» THE EXERCISE
Extract every line that includes the string "matplotlib".

## Begin RECORD EXTRACTS

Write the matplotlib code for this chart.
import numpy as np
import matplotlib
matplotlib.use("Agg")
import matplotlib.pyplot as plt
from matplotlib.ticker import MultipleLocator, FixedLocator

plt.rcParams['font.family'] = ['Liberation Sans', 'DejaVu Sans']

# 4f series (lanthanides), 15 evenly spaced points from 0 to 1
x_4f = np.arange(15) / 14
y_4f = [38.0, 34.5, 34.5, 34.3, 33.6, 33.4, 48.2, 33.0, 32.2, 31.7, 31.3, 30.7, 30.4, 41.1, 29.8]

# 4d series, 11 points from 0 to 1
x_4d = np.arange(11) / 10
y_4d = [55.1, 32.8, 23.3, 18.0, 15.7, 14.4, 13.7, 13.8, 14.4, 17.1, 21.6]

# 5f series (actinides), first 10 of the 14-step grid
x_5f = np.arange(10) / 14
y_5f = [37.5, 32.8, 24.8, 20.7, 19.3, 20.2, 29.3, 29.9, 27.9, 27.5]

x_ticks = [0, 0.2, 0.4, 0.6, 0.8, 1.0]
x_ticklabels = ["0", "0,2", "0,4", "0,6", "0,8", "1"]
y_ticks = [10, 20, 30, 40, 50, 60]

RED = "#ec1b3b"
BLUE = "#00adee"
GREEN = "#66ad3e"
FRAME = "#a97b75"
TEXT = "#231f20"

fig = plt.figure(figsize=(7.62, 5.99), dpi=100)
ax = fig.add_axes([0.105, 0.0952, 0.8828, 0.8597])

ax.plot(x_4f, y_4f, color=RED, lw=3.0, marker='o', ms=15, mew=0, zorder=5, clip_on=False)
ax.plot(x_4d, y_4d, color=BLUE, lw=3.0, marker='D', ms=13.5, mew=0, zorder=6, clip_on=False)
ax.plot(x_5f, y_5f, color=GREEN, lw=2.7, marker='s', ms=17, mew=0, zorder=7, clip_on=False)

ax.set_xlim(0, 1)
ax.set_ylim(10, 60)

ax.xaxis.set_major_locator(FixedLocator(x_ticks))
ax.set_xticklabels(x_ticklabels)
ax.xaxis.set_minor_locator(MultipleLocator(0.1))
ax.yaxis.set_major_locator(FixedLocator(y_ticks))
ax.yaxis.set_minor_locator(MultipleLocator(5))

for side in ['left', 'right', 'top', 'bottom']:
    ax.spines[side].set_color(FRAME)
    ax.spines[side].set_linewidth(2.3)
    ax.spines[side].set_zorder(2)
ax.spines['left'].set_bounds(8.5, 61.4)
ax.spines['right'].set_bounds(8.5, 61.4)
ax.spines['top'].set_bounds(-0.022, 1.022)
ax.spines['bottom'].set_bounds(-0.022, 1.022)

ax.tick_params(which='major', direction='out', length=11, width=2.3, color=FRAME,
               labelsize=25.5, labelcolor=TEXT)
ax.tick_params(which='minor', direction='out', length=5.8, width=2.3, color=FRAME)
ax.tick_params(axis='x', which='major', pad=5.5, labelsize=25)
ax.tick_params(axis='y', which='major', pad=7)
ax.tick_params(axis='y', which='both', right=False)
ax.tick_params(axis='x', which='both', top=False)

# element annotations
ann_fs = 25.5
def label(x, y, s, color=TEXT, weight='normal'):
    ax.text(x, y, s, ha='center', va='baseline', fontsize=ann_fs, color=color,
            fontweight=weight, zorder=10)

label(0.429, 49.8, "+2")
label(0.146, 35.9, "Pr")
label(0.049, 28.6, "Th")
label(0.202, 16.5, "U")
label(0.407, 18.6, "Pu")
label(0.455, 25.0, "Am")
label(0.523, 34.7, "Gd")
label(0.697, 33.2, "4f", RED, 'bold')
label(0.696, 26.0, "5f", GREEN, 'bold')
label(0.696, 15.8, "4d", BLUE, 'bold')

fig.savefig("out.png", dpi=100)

## End RECORD EXTRACTS
## Begin RECORD EXTRACTS

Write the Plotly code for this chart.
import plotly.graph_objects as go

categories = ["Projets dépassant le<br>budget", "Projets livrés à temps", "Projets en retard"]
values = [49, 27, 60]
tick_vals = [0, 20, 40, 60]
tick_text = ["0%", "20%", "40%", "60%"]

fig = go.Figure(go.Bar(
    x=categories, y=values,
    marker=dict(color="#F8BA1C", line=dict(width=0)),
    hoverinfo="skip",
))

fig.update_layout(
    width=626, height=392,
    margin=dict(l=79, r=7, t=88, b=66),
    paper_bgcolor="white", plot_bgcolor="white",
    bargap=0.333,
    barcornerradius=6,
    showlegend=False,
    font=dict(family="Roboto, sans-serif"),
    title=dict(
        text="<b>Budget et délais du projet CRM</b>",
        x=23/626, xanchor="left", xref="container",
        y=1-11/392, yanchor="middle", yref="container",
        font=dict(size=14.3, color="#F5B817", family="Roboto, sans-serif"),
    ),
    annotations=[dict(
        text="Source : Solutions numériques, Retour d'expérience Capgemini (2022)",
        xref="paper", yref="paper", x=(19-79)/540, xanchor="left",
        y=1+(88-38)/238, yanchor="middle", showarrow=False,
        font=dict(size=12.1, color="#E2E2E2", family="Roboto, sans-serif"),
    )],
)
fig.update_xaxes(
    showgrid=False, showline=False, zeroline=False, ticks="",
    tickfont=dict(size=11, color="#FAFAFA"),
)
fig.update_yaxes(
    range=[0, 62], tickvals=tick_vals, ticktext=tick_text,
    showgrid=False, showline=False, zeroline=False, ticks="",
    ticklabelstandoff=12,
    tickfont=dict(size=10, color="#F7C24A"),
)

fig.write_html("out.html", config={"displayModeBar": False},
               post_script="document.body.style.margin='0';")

## End RECORD EXTRACTS

» EXERCISE OUTPUT
Write the matplotlib code for this chart.
import matplotlib
matplotlib.use("Agg")
import matplotlib.pyplot as plt
from matplotlib.ticker import MultipleLocator, FixedLocator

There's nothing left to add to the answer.